В этом смысле, конечно, книга ставит бесконечно много загадок, в том числе и для предполагаемого будущего автора детектива, и вообще для тех, кто интересуется общественной жизнью страны. У меня до сих пор нет полной картины ареста архива, прослушки Александра Исаевича у физика Кобозева, гибели Воронянской. Я все-таки думаю, что там нашлись люди, не только исполнители, но, конечно, и наводчики. Эта тема отчасти возникала в Швейцарии — там внедряются люди из чешского КГБ, стараются внедриться, до конца это не удается. Я, кстати говоря, абсолютно убежден, что то же самое предпринималось в 1974 году и с нашей стороны. Но и с той стороны тоже, там тоже Госдеп и ЦРУ существуют «неслиянно и нераздельно»... 
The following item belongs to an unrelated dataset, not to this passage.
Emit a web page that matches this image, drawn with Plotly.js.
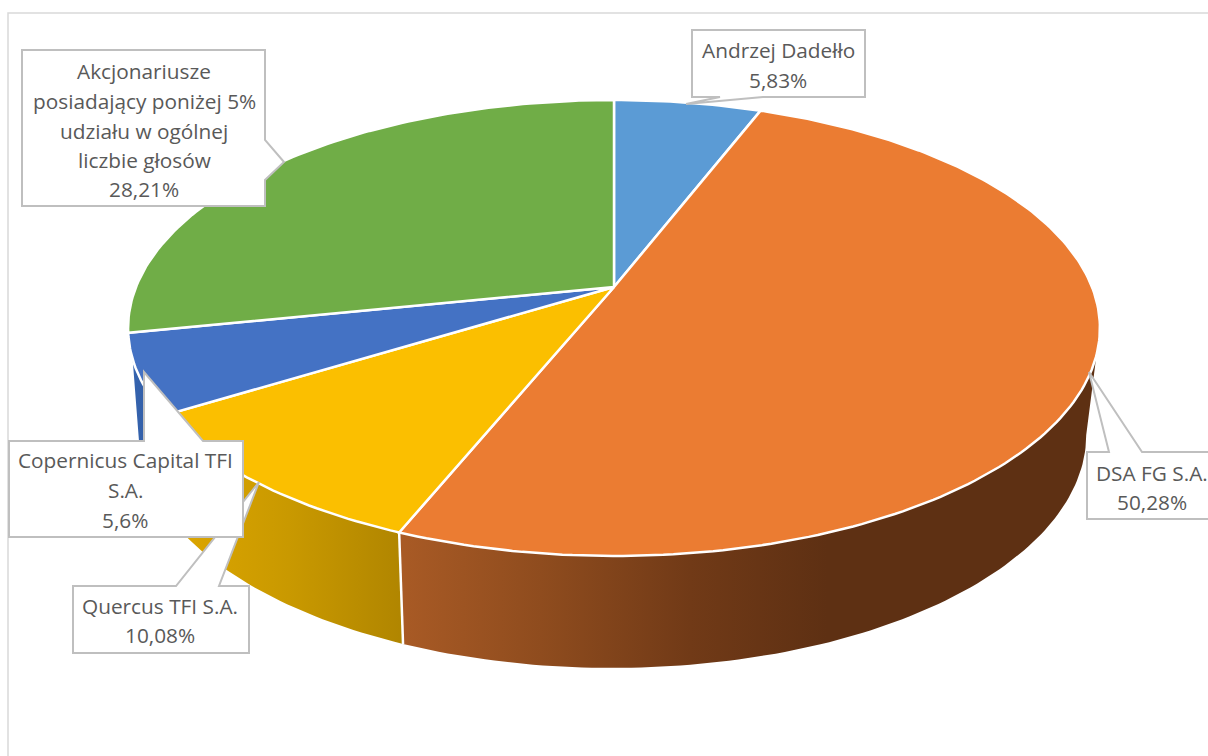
<!DOCTYPE html>
<html>
<head>
<meta charset="utf-8">
<script src="https://cdn.plot.ly/plotly-3.0.1.min.js"></script>
<style>html,body{margin:0;padding:0;background:#fff;overflow:hidden}</style>
</head>
<body>
<div id="chart" style="width:1208px;height:756px"></div>
<script>
// ---- data ----
const categories = ["Andrzej Dadełło", "DSA FG S.A.", "Quercus TFI S.A.", "Copernicus Capital TFI S.A.", "Akcjonariusze posiadający poniżej 5% udziału w ogólnej liczbie głosów"];
const shares = [5.83, 50.28, 10.08, 5.6, 28.21];
const sliceColors = ["#5B9BD5", "#EB7C32", "#FBBF00", "#4472C4", "#70AD47"];
const labelLines = [
  ["Andrzej Dadełło", "5,83%"],
  ["DSA FG S.A.", "50,28%"],
  ["Quercus TFI S.A.", "10,08%"],
  ["Copernicus Capital TFI", "S.A.", "5,6%"],
  ["Akcjonariusze", "posiadający poniżej 5%", "udziału w ogólnej", "liczbie głosów", "28,21%"]
];

// ---- layout of the drawing (pixel-scaled axes) ----
const labelX = [778, 1152, 160, 125, 144];
const labelY = [[50, 80], [473, 502], [606, 635], [460, 490, 520], [71, 101, 131, 160, 189]];
const calloutPaths = [
  [[692,30],[865,30],[865,97],[763,97],[686,104],[720,97],[692,97]],
  [[1087,452],[1109,452],[1089,372],[1142,452],[1230,452],[1230,519],[1087,519]],
  [[73,586],[176,586],[259,482],[219,586],[249,586],[249,653],[73,653]],
  [[9,441],[144,441],[144,372],[203,441],[243,441],[243,537],[9,537]],
  [[22,50],[265,50],[265,140],[284,162],[265,180],[265,206],[22,206]]
];
const silhouetteRight = {top: 107, bottom: 100.4};
const silhouetteLeft = {top: 252, bottom: 259.6};
const wallGradients = [
  null,
  {start: 404, stop: 1086, colorscale: [[0,"#A85A25"],[0.2,"#8F4C1E"],[0.42,"#713A17"],[0.62,"#5E3013"],[1,"#5E3013"]]},
  {start: 174, stop: 404, colorscale: [[0,"#DDA600"],[0.5,"#C99900"],[1,"#B08500"]]},
  {start: 130, stop: 180, colorscale: [[0,"#3564B0"],[1,"#2F5597"]]},
  null
];

// ---- projection of the tilted disc ----
const k = 0.1798;
const topRim = {cx: 614, cy: 287, a: 478, b: 220.6};
const bottomRim = {cx: 612.5, cy: 393, a: 466, b: 225.5};
function pt(deg, r) {
  const t = deg * Math.PI / 180, X = Math.sin(t), Y = Math.cos(t), w = 1 + k * Y;
  return [r.cx + r.a * X / w, r.cy - r.b * Y / w];
}
const top_ = d => pt(d, topRim), bot = d => pt(d, bottomRim);
function arc(fn, a, b) {
  const out = [], n = Math.max(2, Math.ceil(Math.abs(b - a)));
  for (let i = 0; i <= n; i++) out.push(fn(a + (b - a) * i / n));
  return out;
}

const total = shares.reduce((a, b) => a + b, 0);
let acc = 0;
const bounds = shares.map(v => { const a = acc / total * 360; acc += v; return [a, acc / total * 360]; });

const traces = [];
// side walls
bounds.forEach(([a, b], i) => {
  if (!wallGradients[i]) return;
  const ta = Math.max(a, silhouetteRight.top), tb = Math.min(b, silhouetteLeft.top);
  const ba = Math.max(a, silhouetteRight.bottom), bb = Math.min(b, silhouetteLeft.bottom);
  const poly = arc(top_, ta, tb).concat(arc(bot, bb, ba));
  poly.push(poly[0]);
  const g = wallGradients[i];
  traces.push({type: "scatter", mode: "lines", x: poly.map(p => p[0]), y: poly.map(p => p[1]),
    fill: "toself", line: {width: 0, color: g.colorscale[0][1]},
    fillgradient: {type: "horizontal", start: g.start, stop: g.stop, colorscale: g.colorscale},
    hoverinfo: "skip", showlegend: false});
});
// wall divider
const dA = top_(bounds[1][1]), dB = bot(bounds[1][1]);
traces.push({type: "scatter", mode: "lines", x: [dA[0], dB[0]], y: [dA[1], dB[1]],
  line: {color: "#FFFFFF", width: 2.5}, hoverinfo: "skip", showlegend: false});
// top slices
bounds.forEach(([a, b], i) => {
  const poly = [[topRim.cx, topRim.cy]].concat(arc(top_, a, b));
  poly.push([topRim.cx, topRim.cy]);
  traces.push({type: "scatter", mode: "lines", name: categories[i], x: poly.map(p => p[0]), y: poly.map(p => p[1]),
    fill: "toself", fillcolor: sliceColors[i], line: {color: "#FFFFFF", width: 2.5},
    text: categories[i], hoverinfo: "text", showlegend: false});
});

const shapes = [
  {type: "path", xref: "x", yref: "y", path: "M8,756 L8,13 L1208,13", line: {color: "#D9D9D9", width: 1.5}, layer: "above"}
];
calloutPaths.forEach(p => {
  shapes.push({type: "path", xref: "x", yref: "y", layer: "above",
    path: "M" + p.map(q => q.join(",")).join(" L") + " Z",
    fillcolor: "#FFFFFF", line: {color: "#BFBFBF", width: 2}});
});
const annotations = [];
labelLines.forEach((lines, i) => lines.forEach((txt, j) => annotations.push({
  xref: "x", yref: "y", x: labelX[i], y: labelY[i][j], text: txt, showarrow: false,
  xanchor: "center", yanchor: "middle", font: {family: "Open Sans, sans-serif", size: 20.8, color: "#595959"}
})));

Plotly.newPlot("chart", traces, {
  width: 1208, height: 756, margin: {l: 0, r: 0, t: 0, b: 0},
  paper_bgcolor: "#FFFFFF", plot_bgcolor: "#FFFFFF",
  xaxis: {range: [0, 1208], visible: false, fixedrange: true},
  yaxis: {range: [756, 0], visible: false, fixedrange: true},
  shapes, annotations, showlegend: false
}, {displayModeBar: false});
</script>
</body>
</html>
Я допускаю, что книга эта выйдет вторым и, может быть, даже расширенным и дополненным изданием, потому что Людмила Ивановна обмолвилась, что материалы еще есть, и она сама сказала, что будет продолжать эту работу. Я понимаю ее мучительную сторону: когда ты видишь имена членов политбюро, сотрудников спецслужб и там же имена хорошо известных советских писателей, секретарей Союза. Во-первых, мы про них многое знаем, во-вторых, на многих клеймо уже стоит. В-третьих, ты понимаешь, что просто у них работа была такая. 
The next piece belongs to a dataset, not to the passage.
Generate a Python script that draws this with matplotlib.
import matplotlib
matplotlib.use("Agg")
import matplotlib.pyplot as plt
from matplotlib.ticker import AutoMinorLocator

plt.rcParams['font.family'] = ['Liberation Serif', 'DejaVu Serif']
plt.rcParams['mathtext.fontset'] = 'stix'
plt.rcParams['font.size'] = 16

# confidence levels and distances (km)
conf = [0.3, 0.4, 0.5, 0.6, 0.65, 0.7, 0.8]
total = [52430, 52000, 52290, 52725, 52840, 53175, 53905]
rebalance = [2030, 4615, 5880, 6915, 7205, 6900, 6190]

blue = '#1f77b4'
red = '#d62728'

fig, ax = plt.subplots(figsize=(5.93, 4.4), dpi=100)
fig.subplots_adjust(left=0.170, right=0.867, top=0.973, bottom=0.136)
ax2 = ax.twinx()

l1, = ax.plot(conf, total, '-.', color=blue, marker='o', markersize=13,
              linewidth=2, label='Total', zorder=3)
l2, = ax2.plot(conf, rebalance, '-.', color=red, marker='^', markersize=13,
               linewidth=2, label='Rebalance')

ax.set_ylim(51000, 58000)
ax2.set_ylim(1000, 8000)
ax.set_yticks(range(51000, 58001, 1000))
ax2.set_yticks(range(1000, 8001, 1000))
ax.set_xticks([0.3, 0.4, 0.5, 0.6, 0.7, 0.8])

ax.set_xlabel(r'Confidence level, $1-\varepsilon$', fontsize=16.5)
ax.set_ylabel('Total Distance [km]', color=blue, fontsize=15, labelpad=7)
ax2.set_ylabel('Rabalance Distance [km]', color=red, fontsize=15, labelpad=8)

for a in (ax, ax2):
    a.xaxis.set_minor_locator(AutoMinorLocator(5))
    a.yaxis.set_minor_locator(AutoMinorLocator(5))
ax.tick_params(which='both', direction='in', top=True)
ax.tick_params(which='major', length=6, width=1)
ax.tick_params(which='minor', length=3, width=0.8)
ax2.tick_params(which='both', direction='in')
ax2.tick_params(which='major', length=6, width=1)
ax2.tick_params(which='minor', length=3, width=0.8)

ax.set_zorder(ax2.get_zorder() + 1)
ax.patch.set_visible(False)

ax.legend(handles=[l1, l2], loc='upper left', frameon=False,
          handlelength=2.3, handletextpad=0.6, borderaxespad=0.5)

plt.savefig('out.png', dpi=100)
Есть еще одна тема, очень трудная, но ее так или иначе придется ставить: как встретили Александра Исаевича наши «отъезжанты»-эмигранты. Это трудно, потому что среди них были люди и недостойные, и вполне достойные. Если бы это отношение было нейтральным, Александр Исаевич не стал бы писать работу «Наши плюралисты». А между тем это написано, и для меня это одна из самых трудных тем, тем более что мы с ней сталкивались, живя здесь. Ну, скажем, я помню, как известный актер всех прогрессивных театров, довольно романтично написавший о своем многолетнем сотрудничестве с КГБ, на гастролях в Англии в компании рассказывает, как он в Лондоне встречался с Ефимом Григорьевичем Эткиндом. Мы все затаив дыхание, слушаем рассказ, и он между прочим говорит: «Ну да, вот там про Солженицына меня спрашивали — он такое там несет…» Та-ак! Что он несет, мы не знаем: тексты публицистики Солженицына 70-х годов до нас доходят еще труднее, чем, допустим, «Ленин в Цюрихе» или «Бодался телёнок с дубом». А что же он такое «несет»-то? 
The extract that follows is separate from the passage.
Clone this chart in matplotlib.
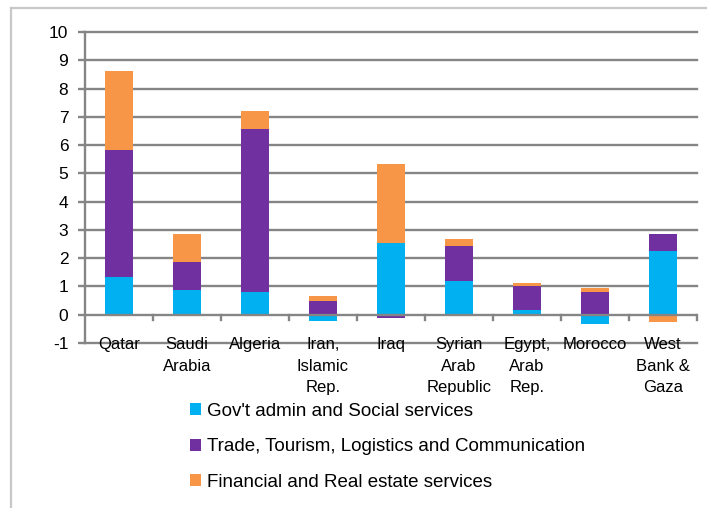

Никто еще, кажется, не проанализировал его позицию там. Но не так все безнадежно было и там, потому что количество премий, которые он продолжал там получать, внимание СМИ, Темплтоновская лекция и так далее; он много и серьезно там работал и добивался больших успехов. Но я понимаю, что чувствует средний американский интеллектуал, когда Солженицын начинает ему объяснять про Средние века, Возрождение, Просвещение; для него это примерно так же, как если бы нам сказали, что у нас кран течет, потому что мы скифы. Да кран починить надо! Они не мыслят в этих категориях. И конечно, расхождения с западными интеллектуалами складывались серьезные. Или Собор Зарубежной Церкви ждет, что Александр Исаевич сейчас утопит Московскую патриархию, а он говорит: «Братцы, что вы делаете? Объединяйтесь. Все объединяйтесь». Во-первых, он произносит слова о том, что, теперь, когда он пересек границу, он уже не имеет права на такое письмо, какое он написал в 1972 году патриарху Пимену. Во-вторых, у вас общий враг, и даже не атеизм, а, условно говоря, вольтерьянство. Это чрезвычайно интересная тема, и я уверен, Людмила Ивановна, что вы с этим справитесь.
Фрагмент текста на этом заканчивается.